## begin MATERIAL

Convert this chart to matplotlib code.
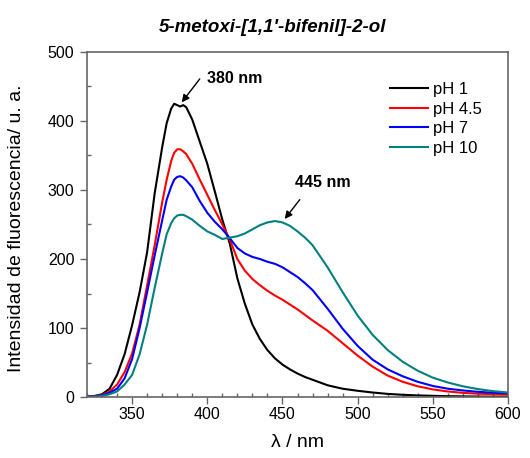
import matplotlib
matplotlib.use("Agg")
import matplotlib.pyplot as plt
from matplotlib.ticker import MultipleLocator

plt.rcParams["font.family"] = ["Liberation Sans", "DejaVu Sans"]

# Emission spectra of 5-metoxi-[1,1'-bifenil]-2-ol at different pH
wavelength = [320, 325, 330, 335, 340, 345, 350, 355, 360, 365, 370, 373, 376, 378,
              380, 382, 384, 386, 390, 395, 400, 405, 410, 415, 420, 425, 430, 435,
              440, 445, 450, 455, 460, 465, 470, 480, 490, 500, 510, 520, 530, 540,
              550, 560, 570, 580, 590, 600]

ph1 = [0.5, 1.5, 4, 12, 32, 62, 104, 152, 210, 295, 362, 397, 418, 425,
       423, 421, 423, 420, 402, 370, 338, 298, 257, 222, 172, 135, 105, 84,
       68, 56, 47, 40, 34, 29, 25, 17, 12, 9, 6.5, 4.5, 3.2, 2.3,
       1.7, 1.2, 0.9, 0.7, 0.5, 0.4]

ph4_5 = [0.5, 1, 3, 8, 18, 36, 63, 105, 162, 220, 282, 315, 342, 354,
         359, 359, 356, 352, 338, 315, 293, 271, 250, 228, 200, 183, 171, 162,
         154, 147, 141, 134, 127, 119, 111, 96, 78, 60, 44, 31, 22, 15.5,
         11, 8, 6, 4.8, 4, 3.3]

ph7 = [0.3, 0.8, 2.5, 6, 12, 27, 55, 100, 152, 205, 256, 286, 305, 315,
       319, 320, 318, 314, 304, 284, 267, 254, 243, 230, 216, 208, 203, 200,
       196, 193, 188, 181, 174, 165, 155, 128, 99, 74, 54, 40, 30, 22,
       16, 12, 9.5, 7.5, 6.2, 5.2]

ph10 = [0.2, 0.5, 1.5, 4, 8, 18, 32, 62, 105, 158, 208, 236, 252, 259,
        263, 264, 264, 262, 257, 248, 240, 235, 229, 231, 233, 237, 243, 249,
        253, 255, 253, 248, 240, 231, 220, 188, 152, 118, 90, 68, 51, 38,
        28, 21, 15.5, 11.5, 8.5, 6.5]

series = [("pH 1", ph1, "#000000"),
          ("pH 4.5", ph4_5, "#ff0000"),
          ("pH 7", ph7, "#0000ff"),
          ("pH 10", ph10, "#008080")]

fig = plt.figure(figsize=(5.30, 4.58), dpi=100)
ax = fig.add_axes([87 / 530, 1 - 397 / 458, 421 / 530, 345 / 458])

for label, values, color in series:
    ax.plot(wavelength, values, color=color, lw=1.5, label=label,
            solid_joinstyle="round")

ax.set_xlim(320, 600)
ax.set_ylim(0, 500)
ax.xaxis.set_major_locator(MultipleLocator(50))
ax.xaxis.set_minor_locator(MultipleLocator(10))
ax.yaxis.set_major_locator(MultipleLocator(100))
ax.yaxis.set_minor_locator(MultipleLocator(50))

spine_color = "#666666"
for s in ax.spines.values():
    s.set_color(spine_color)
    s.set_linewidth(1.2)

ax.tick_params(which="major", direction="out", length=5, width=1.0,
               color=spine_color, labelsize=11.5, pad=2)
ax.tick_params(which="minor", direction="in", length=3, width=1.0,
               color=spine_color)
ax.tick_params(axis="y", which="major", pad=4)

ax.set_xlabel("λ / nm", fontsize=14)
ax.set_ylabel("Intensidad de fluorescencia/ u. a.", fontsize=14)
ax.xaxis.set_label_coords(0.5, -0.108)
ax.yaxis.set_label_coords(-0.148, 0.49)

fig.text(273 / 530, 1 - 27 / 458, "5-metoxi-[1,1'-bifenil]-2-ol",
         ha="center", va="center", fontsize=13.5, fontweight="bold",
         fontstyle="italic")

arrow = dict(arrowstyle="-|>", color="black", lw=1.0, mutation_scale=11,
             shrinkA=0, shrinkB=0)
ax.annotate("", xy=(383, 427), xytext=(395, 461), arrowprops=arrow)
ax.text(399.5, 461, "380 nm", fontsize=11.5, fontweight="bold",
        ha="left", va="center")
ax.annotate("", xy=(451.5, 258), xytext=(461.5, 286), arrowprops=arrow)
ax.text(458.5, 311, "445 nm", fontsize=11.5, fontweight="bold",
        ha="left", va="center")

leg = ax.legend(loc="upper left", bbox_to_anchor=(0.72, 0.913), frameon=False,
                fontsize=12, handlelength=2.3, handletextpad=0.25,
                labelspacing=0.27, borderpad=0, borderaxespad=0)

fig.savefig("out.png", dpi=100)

## end MATERIAL

§ **OBJECTIVE**
Exactly as they appear, print the lines of the listing above from its first line through the line that contains "1.7, 1.2, 0.9, 0.7, 0.5, 0.4]", minus the pictures.

§ **EXERCISE RESPONSE**
Convert this chart to matplotlib code.
import matplotlib
matplotlib.use("Agg")
import matplotlib.pyplot as plt
from matplotlib.ticker import MultipleLocator

plt.rcParams["font.family"] = ["Liberation Sans", "DejaVu Sans"]

# Emission spectra of 5-metoxi-[1,1'-bifenil]-2-ol at different pH
wavelength = [320, 325, 330, 335, 340, 345, 350, 355, 360, 365, 370, 373, 376, 378,
              380, 382, 384, 386, 390, 395, 400, 405, 410, 415, 420, 425, 430, 435,
              440, 445, 450, 455, 460, 465, 470, 480, 490, 500, 510, 520, 530, 540,
              550, 560, 570, 580, 590, 600]

ph1 = [0.5, 1.5, 4, 12, 32, 62, 104, 152, 210, 295, 362, 397, 418, 425,
       423, 421, 423, 420, 402, 370, 338, 298, 257, 222, 172, 135, 105, 84,
       68, 56, 47, 40, 34, 29, 25, 17, 12, 9, 6.5, 4.5, 3.2, 2.3,
       1.7, 1.2, 0.9, 0.7, 0.5, 0.4]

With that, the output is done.